I started rowing by chance, but I became a rower by choice. My first time in a boat, I did not take a single stroke. Instead I sat in the boat with my pair partner while the other six rowers rowed. The connection with the water and with nature was swift and powerful—incidentally, both assets of a fast crew. Nature is humbling. Sitting aboard a two-foot-wide shell in a body of water, a rower is nothing. The wind will blow, currents will swirl, rain will rain. Only after I was able to maintain an inner Zen regardless of conditions and circumstance—after thousands of strokes spent fighting, losing, succumbing, and finally relaxing—did I deem myself a rower.


I recognize then and now that I was living a dream life of training and sleeping, and eating as much as I could stomach. I would eat a big sandwich only to feel slightly less starving. My go-to second dinner became a batch of brownies from scratch or a giant stack of pancakes. It was a calorie-input game. I had eaten so much, it seemed there was no food left to eat. Nothing was appetizing, but “nothing” did not give me energy.

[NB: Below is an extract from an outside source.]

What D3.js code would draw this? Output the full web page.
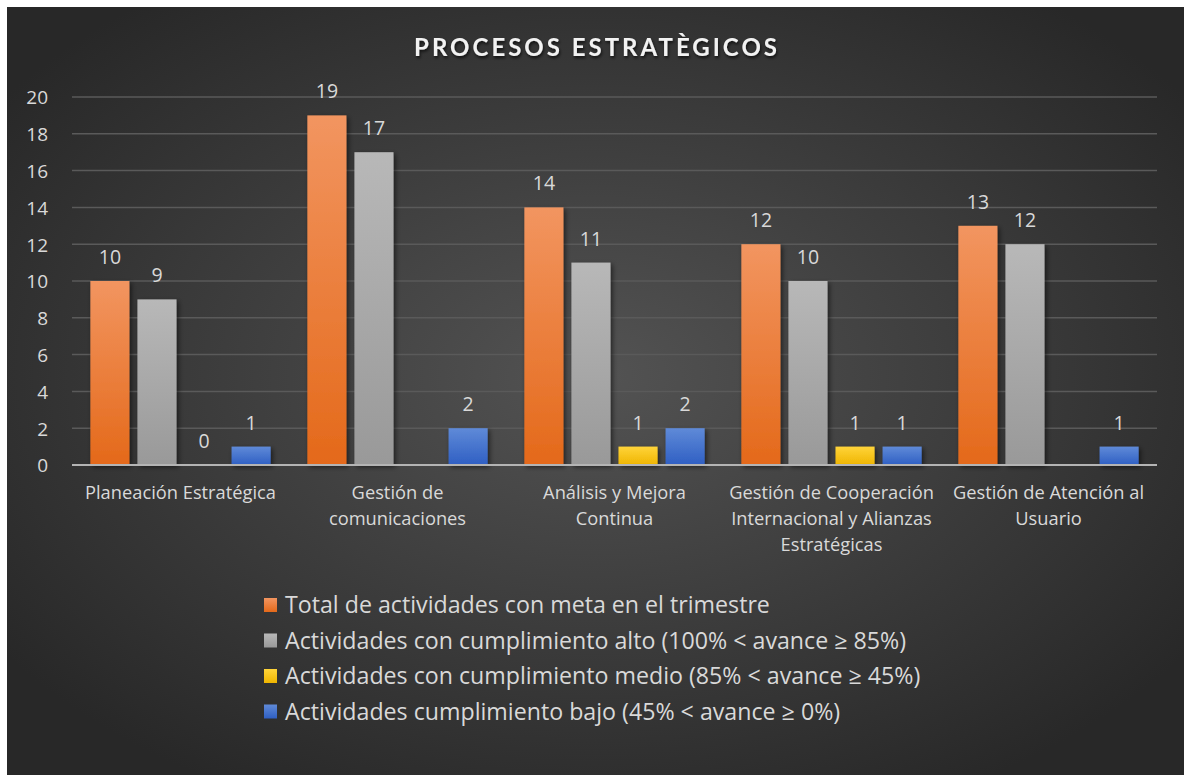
<!DOCTYPE html>
<html lang="es">
<head>
    <meta charset="UTF-8">
    <title>Procesos estratègicos</title>
    <script src="https://cdn.jsdelivr.net/npm/d3@7"></script>
    <style>
        body {
            margin: 0;
            background: #ffffff;
        }

        text {
            font-family: "Open Sans", Lato, sans-serif;
            fill: #d9d9d9;
        }

        .title {
            font-family: Lato, sans-serif;
            font-weight: bold;
            font-size: 24px;
            letter-spacing: 3px;
            fill: #f2f2f2;
        }

        .tick-label {
            font-size: 19px;
        }

        .value-label {
            font-size: 19.5px;
        }

        .cat-label {
            font-size: 18.3px;
        }

        .legend-label {
            font-size: 23.2px;
        }
    </style>
</head>
<body>
<div id="svgcontainer"></div>

<script>
    const categories = [
        ["Planeación Estratégica"],
        ["Gestión de", "comunicaciones"],
        ["Análisis y Mejora", "Continua"],
        ["Gestión de Cooperación", "Internacional y Alianzas", "Estratégicas"],
        ["Gestión de Atención al", "Usuario"]
    ];

    const seriesNames = [
        "Total de actividades con meta en el trimestre",
        "Actividades con cumplimiento alto (100% < avance ≥ 85%)",
        "Actividades con cumplimiento medio (85% < avance ≥ 45%)",
        "Actividades cumplimiento bajo (45% < avance ≥ 0%)"
    ];

    const totalValues = [10, 19, 14, 12, 13];
    const altoValues = [9, 17, 11, 10, 12];
    const medioValues = [0, null, 1, 1, null];
    const bajoValues = [1, 2, 2, 1, 1];

    const yTicks = [0, 2, 4, 6, 8, 10, 12, 14, 16, 18, 20];

    // top / bottom colour of each series gradient
    const seriesColors = [
        ["#f29560", "#e4691a"],
        ["#b8b8b8", "#999999"],
        ["#ffd43a", "#efb500"],
        ["#5f8ad8", "#2f5fc3"]
    ];

    const width = 1184;
    const height = 775;

    const PLOT_LEFT = 72;
    const PLOT_RIGHT = 1157;
    const PLOT_TOP = 97;
    const PLOT_BOTTOM = 465;

    const allSeries = [totalValues, altoValues, medioValues, bajoValues];

    const svg = d3.select("#svgcontainer")
        .append("svg")
        .attr("width", width)
        .attr("height", height);

    const defs = svg.append("defs");

    const bg = defs.append("radialGradient")
        .attr("id", "bg")
        .attr("cx", "50%")
        .attr("cy", "48%")
        .attr("r", "62%");
    bg.append("stop").attr("offset", "0%").attr("stop-color", "#535353");
    bg.append("stop").attr("offset", "100%").attr("stop-color", "#282828");

    seriesColors.forEach(function (c, i) {
        const g = defs.append("linearGradient")
            .attr("id", "s" + i)
            .attr("x1", 0).attr("y1", 0)
            .attr("x2", 0).attr("y2", 1);
        g.append("stop").attr("offset", "0%").attr("stop-color", c[0]);
        g.append("stop").attr("offset", "100%").attr("stop-color", c[1]);
    });

    const shadow = defs.append("filter")
        .attr("id", "shadow")
        .attr("x", "-20%").attr("y", "-20%")
        .attr("width", "150%").attr("height", "150%");
    shadow.append("feDropShadow")
        .attr("dx", 2).attr("dy", 2)
        .attr("stdDeviation", 2.5)
        .attr("flood-color", "#000000")
        .attr("flood-opacity", 0.55);

    const textShadow = defs.append("filter").attr("id", "textShadow");
    textShadow.append("feDropShadow")
        .attr("dx", 1).attr("dy", 2)
        .attr("stdDeviation", 1.5)
        .attr("flood-color", "#000000")
        .attr("flood-opacity", 0.7);

    svg.append("rect")
        .attr("x", 7)
        .attr("y", 7)
        .attr("width", width - 7)
        .attr("height", height - 7)
        .style("fill", "url(#bg)");

    svg.append("text")
        .attr("class", "title")
        .attr("x", 597)
        .attr("y", 56)
        .attr("text-anchor", "middle")
        .attr("filter", "url(#textShadow)")
        .text("PROCESOS ESTRATÈGICOS");

    const yScale = d3.scaleLinear()
        .domain([0, 20])
        .range([PLOT_BOTTOM, PLOT_TOP]);

    const x0 = d3.scaleBand()
        .domain(d3.range(categories.length))
        .range([PLOT_LEFT, PLOT_RIGHT]);

    const x1 = d3.scaleBand()
        .domain(d3.range(allSeries.length))
        .range([0, x0.bandwidth()])
        .paddingInner(0.17)
        .paddingOuter(0.39);

    // gridlines
    svg.append("g")
        .selectAll("line")
        .data(yTicks.filter(function (t) { return t > 0; }))
        .enter()
        .append("line")
        .attr("x1", PLOT_LEFT)
        .attr("x2", PLOT_RIGHT)
        .attr("y1", function (d) { return yScale(d); })
        .attr("y2", function (d) { return yScale(d); })
        .style("stroke", "#5a5a5a")
        .style("stroke-width", 1.5);

    // y axis labels
    const yAxis = d3.axisLeft(yScale)
        .tickValues(yTicks)
        .tickSize(0)
        .tickPadding(24);

    const yAxisG = svg.append("g")
        .attr("transform", "translate(" + PLOT_LEFT + ",0)")
        .call(yAxis);
    yAxisG.select(".domain").remove();
    yAxisG.selectAll("text")
        .attr("class", "tick-label")
        .attr("font-family", null)
        .attr("font-size", null)
        .attr("fill", null)
        .attr("dy", "0.36em");

    // bars
    const bars = [];
    allSeries.forEach(function (values, si) {
        values.forEach(function (v, ci) {
            if (v !== null) {
                bars.push({ series: si, cat: ci, value: v });
            }
        });
    });

    svg.append("g")
        .selectAll("rect")
        .data(bars.filter(function (d) { return d.value > 0; }))
        .enter()
        .append("rect")
        .attr("x", function (d) { return x0(d.cat) + x1(d.series); })
        .attr("y", function (d) { return yScale(d.value); })
        .attr("width", x1.bandwidth())
        .attr("height", function (d) { return yScale(0) - yScale(d.value); })
        .attr("filter", "url(#shadow)")
        .style("fill", function (d) { return "url(#s" + d.series + ")"; });

    // baseline
    svg.append("line")
        .attr("x1", PLOT_LEFT)
        .attr("x2", PLOT_RIGHT)
        .attr("y1", yScale(0))
        .attr("y2", yScale(0))
        .style("stroke", "#b4b4b4")
        .style("stroke-width", 2);

    // value labels
    svg.append("g")
        .selectAll("text")
        .data(bars)
        .enter()
        .append("text")
        .attr("class", "value-label")
        .attr("text-anchor", "middle")
        .attr("x", function (d) { return x0(d.cat) + x1(d.series) + x1.bandwidth() / 2; })
        .attr("y", function (d) { return yScale(d.value) - 17; })
        .text(function (d) { return d.value; });

    // category labels
    const catG = svg.append("g")
        .selectAll("text")
        .data(categories)
        .enter()
        .append("text")
        .attr("class", "cat-label")
        .attr("text-anchor", "middle")
        .attr("x", function (d, i) { return x0(i) + x0.bandwidth() / 2; })
        .attr("y", 499);

    catG.selectAll("tspan")
        .data(function (d) { return d; })
        .enter()
        .append("tspan")
        .attr("x", function () { return d3.select(this.parentNode).attr("x"); })
        .attr("dy", function (d, i) { return i === 0 ? 0 : 26; })
        .text(function (d) { return d; });

    // legend
    const legend = svg.append("g")
        .selectAll("g")
        .data(seriesNames)
        .enter()
        .append("g")
        .attr("transform", function (d, i) {
            return "translate(264," + (605 + i * 35.5) + ")";
        });

    legend.append("rect")
        .attr("x", 0)
        .attr("y", -7)
        .attr("width", 13)
        .attr("height", 14)
        .style("fill", function (d, i) { return "url(#s" + i + ")"; });

    legend.append("text")
        .attr("class", "legend-label")
        .attr("x", 21)
        .attr("dy", "0.35em")
        .text(function (d) { return d; });
</script>

</body>
</html>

I had to love the game, because training is not glamorous. It can be a slog. On those days, I took my mind far away so as not to think about the relative absurdity of exercising for the fifth hour that day. During low intensity sessions, I schemed about building a rowing community in Traverse City, a void in the local athletic landscape that was inexplicable to my teammates familiar with the water-loving Northern Michigan culture.

Needless to say, I am very excited that several nascent clubs in the region are riding the wave of increasing interest, among them Traverse Area Community Rowing (TACR) on Boardman Lake and Lake Leelanau Rowing Club (LLRC) on Lake Leelanau. I have been fortunate to work with TACR, meeting lifelong rowers in the area who have donated their time to promote rowing and community involvement in an accessible environment. Their hard work has already benefitted the region via indoor rowing clinics and popular learn-to-row classes for all ages at Hull Park this summer.

Rowing requires a spiritual mindfulness and focus like I’ve never experienced in any other sport. The elusive perfect stroke combines precise neurological, physical, and mental coordination. It is a mixture of aggression and calm, not to mention a killer workout. Rowing is honest and reminds me that I am not special. But for all the pain and challenge of competitive rowing, there is no other feeling like a glimpse of fleeting perfection.


My doubles partner and I sat at the start line of Olympic Trials, itching to unleash our preparation and let the drama of the race unfold. In front of us, an NBC cameraman held a huge camera; on our starboard side sat the favorites and eventual winners, the 2016 Olympians. The other two boats in the final contained my friends and former teammates. Out of the corner of my eye stood my dad on rollerblades, wielding a video camera and the encouragement of my family, friends, and hometown. We raced. We lost, badly.

I used to row up to 40 kilometers a day, and now I row zero. I lifted to loud music in a room full of frighteningly fit, strong, 6-foot-tall women with magazine tear-outs of a victorious Ronda Rousey—mixed martial artist—on the mirror. There is no possible way to replicate that atmosphere.

It wrenches my stomach to think of the handful of phenomenal athletes who are fast enough to compete at the Olympics but did not make the team. In my most dire phone calls home, my parents offered the simple reminder: “If it were easy, everyone would do it.” I am immensely grateful for my experience and for the tremendous support from Traverse City. As the Olympic Creed declares: “[the] most important thing in life is not the triumph but the struggle. The essential thing is not to have conquered, but to have fought well.”